Sift the material for lines containing "that", and return them.

LISTING
"""

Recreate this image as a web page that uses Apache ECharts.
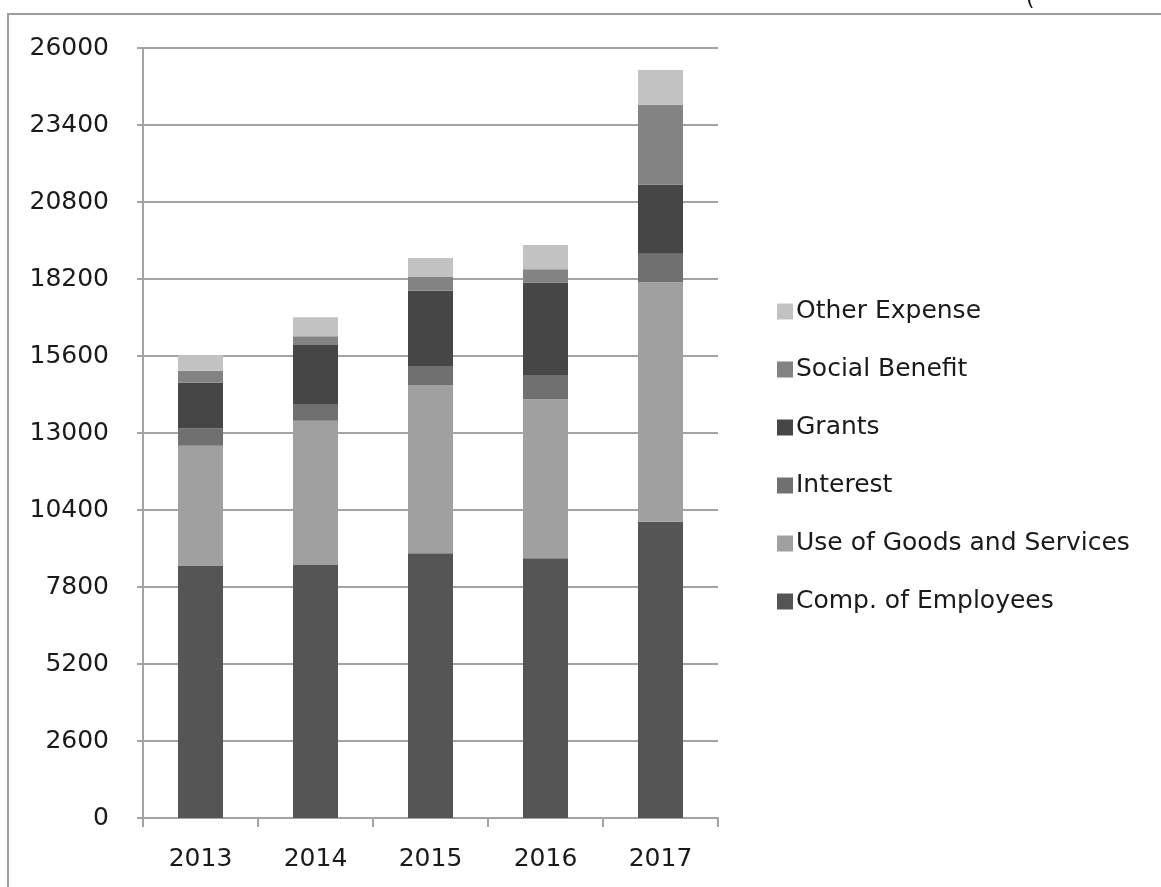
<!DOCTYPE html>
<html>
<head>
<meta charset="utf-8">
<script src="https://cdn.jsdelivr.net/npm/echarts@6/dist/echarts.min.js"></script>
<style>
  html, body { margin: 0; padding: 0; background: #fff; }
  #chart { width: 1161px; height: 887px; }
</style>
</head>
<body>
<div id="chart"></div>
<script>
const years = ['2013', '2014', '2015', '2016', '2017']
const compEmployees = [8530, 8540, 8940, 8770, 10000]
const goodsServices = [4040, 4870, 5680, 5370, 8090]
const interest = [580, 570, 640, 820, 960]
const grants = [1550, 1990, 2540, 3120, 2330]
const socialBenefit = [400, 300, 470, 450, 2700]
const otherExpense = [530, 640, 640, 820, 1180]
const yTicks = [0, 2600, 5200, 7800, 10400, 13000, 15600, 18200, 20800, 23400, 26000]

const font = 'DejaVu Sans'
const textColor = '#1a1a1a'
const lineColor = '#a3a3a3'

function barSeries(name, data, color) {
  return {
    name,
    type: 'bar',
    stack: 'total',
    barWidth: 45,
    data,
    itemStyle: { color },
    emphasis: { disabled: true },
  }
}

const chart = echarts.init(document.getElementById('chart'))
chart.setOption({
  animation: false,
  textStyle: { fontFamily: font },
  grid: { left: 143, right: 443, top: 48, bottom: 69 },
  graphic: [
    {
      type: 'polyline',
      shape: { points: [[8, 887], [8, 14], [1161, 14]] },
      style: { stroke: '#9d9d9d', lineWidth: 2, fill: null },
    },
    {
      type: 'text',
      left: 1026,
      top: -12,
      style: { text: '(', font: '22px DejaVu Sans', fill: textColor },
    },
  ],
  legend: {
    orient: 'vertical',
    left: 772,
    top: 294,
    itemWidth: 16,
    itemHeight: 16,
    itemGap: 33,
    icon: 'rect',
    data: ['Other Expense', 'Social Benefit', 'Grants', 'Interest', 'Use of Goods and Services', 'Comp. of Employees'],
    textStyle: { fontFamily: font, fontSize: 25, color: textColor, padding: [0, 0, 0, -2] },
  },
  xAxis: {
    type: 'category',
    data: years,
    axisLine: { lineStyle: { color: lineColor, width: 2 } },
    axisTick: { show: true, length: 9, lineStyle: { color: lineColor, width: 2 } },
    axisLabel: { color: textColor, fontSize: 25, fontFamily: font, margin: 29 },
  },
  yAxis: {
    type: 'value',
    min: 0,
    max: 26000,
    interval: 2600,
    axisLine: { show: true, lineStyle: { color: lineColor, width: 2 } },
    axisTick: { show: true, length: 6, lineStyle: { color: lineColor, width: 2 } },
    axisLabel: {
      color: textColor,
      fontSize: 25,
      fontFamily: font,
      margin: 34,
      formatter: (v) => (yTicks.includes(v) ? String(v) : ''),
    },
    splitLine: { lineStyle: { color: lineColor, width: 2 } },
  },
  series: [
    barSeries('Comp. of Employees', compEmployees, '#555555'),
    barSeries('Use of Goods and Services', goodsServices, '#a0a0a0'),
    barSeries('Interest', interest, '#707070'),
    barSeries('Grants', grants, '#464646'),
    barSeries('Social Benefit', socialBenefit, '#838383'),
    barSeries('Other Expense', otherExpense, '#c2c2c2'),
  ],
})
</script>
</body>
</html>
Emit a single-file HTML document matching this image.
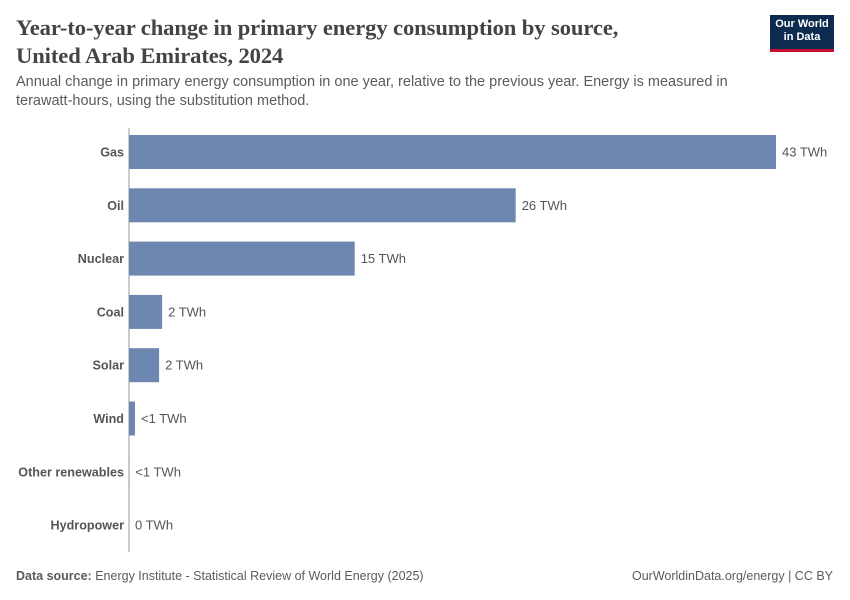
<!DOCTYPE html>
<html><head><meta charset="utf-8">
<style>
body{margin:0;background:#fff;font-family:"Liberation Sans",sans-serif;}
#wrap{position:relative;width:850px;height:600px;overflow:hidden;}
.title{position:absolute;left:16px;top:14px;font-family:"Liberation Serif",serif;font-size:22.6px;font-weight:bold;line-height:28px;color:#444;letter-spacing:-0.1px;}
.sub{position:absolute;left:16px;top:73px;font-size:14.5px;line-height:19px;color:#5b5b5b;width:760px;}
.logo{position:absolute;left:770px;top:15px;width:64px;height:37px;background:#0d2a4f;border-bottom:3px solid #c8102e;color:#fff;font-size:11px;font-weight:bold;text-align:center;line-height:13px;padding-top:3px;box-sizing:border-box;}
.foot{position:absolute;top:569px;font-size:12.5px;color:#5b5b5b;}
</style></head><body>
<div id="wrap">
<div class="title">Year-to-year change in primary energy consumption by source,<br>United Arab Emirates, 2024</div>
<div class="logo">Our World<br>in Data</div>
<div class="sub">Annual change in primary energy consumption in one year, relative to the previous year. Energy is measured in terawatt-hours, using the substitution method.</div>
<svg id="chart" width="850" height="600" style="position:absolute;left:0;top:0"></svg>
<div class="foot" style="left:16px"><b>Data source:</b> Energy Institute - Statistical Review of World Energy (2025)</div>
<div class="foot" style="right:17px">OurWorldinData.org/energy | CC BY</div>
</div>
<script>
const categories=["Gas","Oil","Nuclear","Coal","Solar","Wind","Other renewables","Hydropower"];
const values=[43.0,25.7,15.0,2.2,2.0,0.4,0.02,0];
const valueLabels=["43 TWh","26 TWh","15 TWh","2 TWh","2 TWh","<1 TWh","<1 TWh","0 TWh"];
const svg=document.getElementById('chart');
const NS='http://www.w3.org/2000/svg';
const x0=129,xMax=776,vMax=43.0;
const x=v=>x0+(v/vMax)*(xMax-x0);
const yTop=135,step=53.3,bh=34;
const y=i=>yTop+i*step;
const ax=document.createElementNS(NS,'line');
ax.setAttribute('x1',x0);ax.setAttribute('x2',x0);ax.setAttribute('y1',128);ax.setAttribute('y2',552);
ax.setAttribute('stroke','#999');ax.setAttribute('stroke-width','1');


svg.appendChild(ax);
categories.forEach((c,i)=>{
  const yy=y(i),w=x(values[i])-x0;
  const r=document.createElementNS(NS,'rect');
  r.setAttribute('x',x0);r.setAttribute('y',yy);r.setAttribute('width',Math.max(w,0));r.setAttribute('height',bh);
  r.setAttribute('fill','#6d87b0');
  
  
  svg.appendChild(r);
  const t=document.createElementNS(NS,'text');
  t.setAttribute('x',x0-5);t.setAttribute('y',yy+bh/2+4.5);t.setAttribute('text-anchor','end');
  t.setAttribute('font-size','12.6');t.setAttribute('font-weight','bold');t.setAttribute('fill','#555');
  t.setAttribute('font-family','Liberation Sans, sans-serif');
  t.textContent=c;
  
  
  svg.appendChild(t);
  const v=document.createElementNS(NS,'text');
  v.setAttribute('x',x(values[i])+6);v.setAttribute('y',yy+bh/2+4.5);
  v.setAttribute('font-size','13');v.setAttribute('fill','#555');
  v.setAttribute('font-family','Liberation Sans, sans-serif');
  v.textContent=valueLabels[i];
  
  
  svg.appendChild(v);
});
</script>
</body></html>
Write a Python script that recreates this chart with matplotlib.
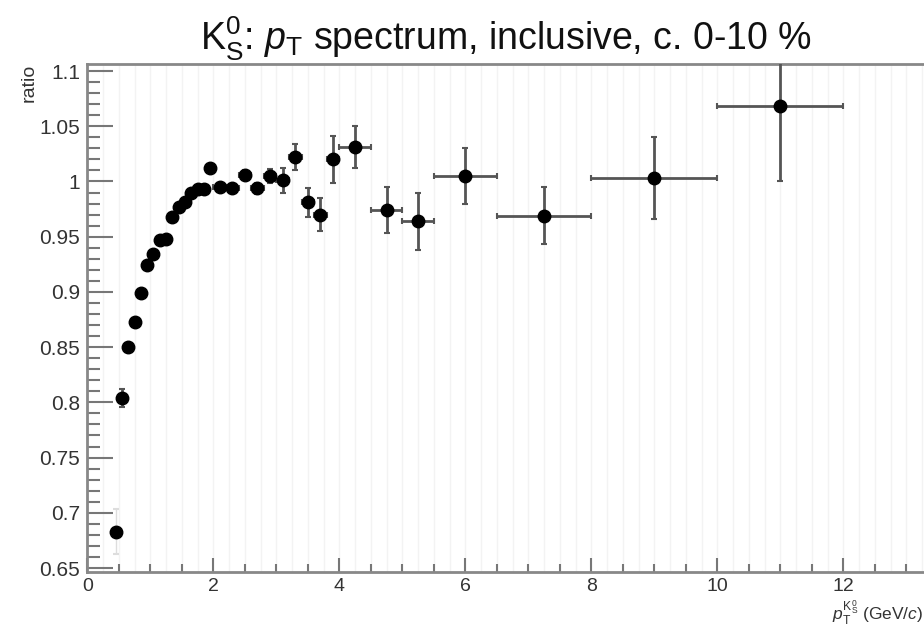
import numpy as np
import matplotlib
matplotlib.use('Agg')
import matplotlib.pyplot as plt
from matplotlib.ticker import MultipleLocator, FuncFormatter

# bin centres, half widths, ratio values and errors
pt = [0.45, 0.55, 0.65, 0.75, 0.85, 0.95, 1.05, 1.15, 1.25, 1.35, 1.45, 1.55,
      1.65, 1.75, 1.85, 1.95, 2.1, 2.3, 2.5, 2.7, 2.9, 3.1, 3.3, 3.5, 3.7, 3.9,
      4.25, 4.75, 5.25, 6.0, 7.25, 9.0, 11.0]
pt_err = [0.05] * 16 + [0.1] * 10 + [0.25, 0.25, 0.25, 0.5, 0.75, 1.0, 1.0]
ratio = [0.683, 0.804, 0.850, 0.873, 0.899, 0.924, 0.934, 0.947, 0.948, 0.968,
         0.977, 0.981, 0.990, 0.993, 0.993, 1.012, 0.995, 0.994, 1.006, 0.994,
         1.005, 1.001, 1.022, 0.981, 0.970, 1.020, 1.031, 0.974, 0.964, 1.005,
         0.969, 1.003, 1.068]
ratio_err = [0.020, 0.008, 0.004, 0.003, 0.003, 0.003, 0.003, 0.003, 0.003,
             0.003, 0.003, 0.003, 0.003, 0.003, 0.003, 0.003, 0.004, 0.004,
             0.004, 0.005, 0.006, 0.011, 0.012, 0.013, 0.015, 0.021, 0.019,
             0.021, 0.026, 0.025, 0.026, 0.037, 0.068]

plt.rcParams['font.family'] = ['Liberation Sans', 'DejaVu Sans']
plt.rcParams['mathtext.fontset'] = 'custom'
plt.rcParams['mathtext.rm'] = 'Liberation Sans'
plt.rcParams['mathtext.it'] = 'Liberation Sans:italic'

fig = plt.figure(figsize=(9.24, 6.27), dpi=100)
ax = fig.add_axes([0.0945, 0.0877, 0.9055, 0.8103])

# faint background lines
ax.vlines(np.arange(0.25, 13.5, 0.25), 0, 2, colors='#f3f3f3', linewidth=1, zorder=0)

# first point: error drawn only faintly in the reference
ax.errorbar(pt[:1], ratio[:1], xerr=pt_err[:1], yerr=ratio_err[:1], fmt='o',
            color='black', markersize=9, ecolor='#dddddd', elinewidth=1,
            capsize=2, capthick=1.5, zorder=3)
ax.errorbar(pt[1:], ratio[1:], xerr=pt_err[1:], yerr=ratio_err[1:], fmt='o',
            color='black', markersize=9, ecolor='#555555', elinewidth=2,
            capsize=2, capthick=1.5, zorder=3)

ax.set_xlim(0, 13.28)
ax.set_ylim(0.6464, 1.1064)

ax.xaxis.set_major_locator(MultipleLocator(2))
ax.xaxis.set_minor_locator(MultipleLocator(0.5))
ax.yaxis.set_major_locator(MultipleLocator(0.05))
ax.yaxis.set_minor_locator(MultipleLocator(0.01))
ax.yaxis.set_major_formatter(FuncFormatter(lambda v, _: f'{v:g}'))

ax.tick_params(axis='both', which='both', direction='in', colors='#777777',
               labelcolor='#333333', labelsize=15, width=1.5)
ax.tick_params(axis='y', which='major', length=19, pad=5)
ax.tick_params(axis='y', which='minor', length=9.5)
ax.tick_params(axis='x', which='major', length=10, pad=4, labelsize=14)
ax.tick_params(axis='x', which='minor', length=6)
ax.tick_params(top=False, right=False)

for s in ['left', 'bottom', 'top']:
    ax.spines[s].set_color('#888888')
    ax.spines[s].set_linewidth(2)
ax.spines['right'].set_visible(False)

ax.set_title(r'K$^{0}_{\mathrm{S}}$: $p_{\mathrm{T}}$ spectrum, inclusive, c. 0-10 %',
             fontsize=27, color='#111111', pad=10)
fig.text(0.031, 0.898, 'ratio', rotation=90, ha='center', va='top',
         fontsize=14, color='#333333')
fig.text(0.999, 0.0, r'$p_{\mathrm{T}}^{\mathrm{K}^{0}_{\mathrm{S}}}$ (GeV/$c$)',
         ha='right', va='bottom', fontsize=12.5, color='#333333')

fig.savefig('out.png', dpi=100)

"""

IN RESPONSE
Recreate this image as a web page that uses Apache ECharts.
Write a Python script that recreates this chart with matplotlib.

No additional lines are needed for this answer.